• **Data shown**
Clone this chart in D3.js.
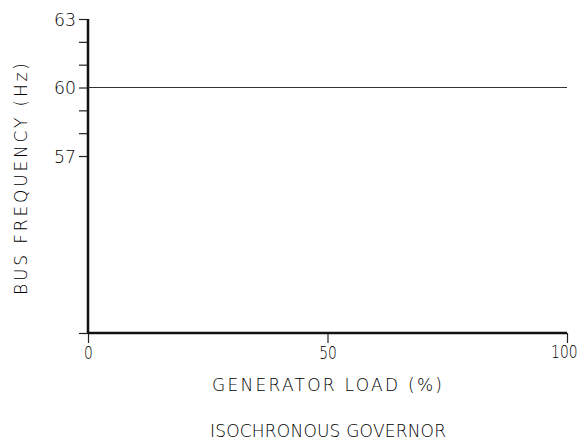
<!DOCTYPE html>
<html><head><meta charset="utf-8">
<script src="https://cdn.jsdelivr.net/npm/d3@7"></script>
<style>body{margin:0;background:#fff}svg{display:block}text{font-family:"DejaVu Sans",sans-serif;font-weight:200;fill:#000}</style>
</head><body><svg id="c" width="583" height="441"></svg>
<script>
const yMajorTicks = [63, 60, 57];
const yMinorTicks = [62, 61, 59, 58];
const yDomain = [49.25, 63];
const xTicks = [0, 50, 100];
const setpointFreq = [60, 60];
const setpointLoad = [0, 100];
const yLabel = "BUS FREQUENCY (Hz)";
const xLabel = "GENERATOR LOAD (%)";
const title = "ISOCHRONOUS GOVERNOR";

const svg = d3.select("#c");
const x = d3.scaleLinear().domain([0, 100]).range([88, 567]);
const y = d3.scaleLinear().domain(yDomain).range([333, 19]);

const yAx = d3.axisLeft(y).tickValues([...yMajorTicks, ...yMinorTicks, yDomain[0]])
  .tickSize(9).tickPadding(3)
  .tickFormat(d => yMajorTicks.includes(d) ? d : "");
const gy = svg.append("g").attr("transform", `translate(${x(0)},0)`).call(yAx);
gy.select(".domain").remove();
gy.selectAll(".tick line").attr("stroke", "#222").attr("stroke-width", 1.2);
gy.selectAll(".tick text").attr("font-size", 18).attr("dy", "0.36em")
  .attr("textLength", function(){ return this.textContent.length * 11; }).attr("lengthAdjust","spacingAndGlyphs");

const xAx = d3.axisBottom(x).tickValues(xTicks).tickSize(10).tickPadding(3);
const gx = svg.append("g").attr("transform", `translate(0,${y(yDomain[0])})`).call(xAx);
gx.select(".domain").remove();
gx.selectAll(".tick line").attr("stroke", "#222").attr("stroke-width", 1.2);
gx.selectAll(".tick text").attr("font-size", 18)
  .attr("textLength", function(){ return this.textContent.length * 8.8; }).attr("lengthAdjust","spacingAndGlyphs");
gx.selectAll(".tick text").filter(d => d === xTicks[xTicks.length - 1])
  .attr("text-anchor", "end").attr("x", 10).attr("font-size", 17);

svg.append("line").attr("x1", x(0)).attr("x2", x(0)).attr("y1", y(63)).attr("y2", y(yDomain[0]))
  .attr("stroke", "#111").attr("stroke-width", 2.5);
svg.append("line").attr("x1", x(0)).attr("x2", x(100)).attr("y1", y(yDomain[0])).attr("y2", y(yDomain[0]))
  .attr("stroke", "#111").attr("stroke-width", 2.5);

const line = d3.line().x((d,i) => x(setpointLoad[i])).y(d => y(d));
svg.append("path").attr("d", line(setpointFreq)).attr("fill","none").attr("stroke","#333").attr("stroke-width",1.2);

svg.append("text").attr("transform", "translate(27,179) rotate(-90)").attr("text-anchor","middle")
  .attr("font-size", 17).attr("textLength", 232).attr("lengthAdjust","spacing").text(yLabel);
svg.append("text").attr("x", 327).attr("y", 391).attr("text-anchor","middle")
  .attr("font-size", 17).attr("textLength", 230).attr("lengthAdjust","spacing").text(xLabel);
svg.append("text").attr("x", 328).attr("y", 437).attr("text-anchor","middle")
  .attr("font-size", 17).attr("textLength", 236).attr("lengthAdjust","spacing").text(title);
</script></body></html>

==

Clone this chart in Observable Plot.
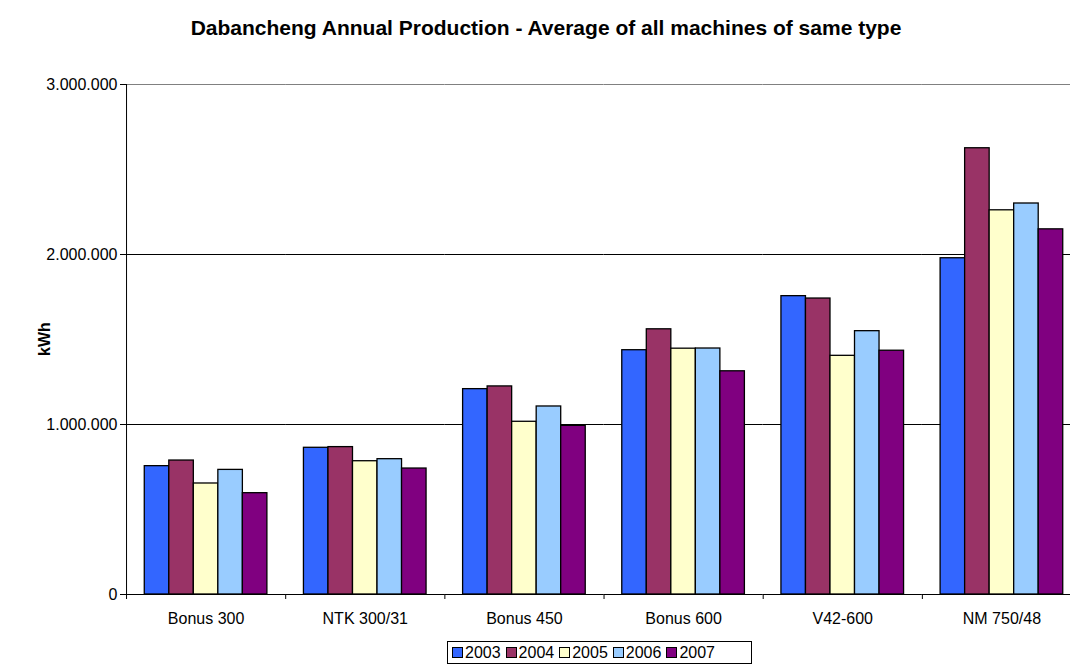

* * *

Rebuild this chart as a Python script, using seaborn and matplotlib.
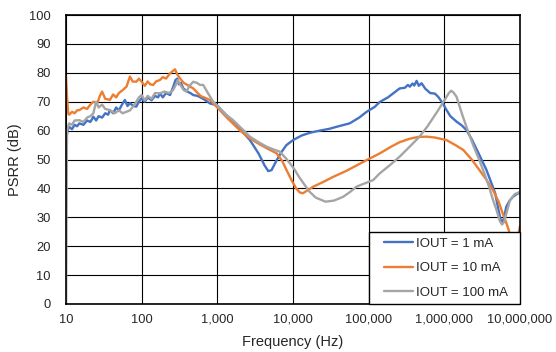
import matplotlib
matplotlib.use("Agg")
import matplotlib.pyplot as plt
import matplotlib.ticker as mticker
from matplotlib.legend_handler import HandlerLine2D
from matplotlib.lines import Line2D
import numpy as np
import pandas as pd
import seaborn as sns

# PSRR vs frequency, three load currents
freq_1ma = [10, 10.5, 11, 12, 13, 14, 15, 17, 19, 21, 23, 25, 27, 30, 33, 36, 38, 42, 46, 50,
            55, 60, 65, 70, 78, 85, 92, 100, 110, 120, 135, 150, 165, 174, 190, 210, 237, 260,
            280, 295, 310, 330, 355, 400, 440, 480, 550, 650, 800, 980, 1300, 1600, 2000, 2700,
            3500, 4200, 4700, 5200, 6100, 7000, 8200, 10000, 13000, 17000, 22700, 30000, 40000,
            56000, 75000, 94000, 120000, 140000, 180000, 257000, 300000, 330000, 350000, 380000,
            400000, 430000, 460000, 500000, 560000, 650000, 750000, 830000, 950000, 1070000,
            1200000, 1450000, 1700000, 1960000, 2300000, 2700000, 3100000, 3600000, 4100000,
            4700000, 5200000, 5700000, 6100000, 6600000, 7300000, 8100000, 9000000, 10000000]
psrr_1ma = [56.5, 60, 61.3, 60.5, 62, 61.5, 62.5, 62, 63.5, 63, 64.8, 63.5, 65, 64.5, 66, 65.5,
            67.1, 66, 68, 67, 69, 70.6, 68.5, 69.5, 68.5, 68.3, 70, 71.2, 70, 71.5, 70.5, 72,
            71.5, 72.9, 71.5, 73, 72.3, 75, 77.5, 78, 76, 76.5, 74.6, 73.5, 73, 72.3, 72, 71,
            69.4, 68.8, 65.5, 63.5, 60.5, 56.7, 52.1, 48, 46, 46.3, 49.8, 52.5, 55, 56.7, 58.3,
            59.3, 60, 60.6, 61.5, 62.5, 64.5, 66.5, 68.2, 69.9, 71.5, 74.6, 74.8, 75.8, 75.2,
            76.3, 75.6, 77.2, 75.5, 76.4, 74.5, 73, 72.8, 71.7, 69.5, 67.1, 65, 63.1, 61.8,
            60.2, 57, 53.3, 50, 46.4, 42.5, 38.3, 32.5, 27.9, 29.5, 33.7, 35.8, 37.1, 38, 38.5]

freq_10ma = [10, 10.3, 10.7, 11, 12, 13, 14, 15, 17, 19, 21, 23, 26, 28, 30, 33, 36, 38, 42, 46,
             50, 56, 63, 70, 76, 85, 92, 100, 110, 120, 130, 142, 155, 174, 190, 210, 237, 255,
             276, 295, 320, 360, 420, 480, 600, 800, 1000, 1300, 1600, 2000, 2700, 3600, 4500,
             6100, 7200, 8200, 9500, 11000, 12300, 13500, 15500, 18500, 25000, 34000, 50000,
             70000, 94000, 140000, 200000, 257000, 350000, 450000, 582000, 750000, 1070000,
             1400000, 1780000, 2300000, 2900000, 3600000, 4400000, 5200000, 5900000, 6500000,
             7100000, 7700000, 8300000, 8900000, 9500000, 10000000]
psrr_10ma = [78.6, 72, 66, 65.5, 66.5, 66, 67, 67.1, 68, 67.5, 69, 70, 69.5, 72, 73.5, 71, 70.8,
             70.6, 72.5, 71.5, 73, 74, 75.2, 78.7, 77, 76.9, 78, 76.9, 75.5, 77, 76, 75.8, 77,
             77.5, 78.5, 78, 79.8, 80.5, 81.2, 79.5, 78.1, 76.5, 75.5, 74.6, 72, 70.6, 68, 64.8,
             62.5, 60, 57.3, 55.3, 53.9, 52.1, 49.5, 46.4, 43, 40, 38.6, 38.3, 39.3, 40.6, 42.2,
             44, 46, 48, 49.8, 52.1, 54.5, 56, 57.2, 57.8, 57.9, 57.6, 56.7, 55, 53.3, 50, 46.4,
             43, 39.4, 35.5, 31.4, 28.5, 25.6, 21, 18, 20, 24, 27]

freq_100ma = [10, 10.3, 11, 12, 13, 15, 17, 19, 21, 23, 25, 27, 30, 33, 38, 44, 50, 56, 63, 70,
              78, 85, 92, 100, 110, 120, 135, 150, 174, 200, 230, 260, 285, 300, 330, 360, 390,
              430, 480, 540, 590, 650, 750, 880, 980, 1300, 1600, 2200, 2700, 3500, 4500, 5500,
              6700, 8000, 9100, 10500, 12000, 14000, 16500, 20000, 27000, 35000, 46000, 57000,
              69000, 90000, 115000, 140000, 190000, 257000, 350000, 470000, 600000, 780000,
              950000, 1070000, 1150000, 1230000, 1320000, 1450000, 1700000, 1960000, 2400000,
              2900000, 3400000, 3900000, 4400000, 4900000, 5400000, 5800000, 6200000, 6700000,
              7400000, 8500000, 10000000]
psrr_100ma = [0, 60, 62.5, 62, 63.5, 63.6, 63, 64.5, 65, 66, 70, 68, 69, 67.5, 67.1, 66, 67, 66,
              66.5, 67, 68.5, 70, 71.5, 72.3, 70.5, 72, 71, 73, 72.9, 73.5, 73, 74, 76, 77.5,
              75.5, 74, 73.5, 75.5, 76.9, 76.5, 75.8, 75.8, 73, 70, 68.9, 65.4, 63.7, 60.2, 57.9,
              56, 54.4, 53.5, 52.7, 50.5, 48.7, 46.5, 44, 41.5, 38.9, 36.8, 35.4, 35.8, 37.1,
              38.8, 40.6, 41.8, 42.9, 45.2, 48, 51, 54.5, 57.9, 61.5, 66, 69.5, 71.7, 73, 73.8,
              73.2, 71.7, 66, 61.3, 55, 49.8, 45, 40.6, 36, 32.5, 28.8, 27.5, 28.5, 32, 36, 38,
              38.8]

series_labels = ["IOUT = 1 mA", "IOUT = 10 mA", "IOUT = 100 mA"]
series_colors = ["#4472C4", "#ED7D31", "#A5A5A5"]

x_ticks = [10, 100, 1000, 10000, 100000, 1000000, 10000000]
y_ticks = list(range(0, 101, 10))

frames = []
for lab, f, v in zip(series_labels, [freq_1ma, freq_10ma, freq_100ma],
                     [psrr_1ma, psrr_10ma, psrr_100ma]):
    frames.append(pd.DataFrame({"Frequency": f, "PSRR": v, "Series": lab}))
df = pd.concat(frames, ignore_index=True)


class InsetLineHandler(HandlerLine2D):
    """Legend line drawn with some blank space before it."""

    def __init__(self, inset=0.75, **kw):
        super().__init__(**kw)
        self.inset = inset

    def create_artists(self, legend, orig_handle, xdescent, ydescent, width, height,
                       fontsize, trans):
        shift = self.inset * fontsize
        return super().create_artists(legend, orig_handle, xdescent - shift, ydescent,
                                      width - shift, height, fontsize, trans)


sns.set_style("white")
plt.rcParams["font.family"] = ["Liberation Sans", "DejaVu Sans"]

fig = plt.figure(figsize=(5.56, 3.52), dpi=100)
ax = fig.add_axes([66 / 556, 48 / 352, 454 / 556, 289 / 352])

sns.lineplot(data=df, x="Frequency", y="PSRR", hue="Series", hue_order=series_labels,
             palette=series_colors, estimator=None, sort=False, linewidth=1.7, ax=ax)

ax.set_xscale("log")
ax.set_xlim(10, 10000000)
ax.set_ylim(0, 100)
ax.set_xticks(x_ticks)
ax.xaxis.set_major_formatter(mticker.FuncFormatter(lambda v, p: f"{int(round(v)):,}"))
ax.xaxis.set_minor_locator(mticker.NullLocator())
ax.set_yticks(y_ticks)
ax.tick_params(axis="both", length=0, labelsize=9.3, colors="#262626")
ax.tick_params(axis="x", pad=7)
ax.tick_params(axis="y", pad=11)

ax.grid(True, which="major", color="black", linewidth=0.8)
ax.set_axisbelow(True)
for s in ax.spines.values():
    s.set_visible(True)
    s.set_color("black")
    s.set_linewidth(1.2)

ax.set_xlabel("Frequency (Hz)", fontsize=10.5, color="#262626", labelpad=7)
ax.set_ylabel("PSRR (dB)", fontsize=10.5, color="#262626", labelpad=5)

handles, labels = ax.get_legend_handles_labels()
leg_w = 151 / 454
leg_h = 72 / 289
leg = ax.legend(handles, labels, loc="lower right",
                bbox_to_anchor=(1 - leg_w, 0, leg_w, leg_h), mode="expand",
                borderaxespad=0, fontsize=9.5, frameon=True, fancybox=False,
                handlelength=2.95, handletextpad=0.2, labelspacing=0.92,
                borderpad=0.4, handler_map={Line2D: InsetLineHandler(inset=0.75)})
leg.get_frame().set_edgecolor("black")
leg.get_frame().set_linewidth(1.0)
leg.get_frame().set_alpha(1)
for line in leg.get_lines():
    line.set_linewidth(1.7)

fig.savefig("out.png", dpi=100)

• **Requirements**
Using the records above, find and show each line with the string "matplotlib".

• **Task result**
Rebuild this chart as a Python script, using seaborn and matplotlib.
import matplotlib
matplotlib.use("Agg")
import matplotlib.pyplot as plt
import matplotlib.ticker as mticker
from matplotlib.legend_handler import HandlerLine2D
from matplotlib.lines import Line2D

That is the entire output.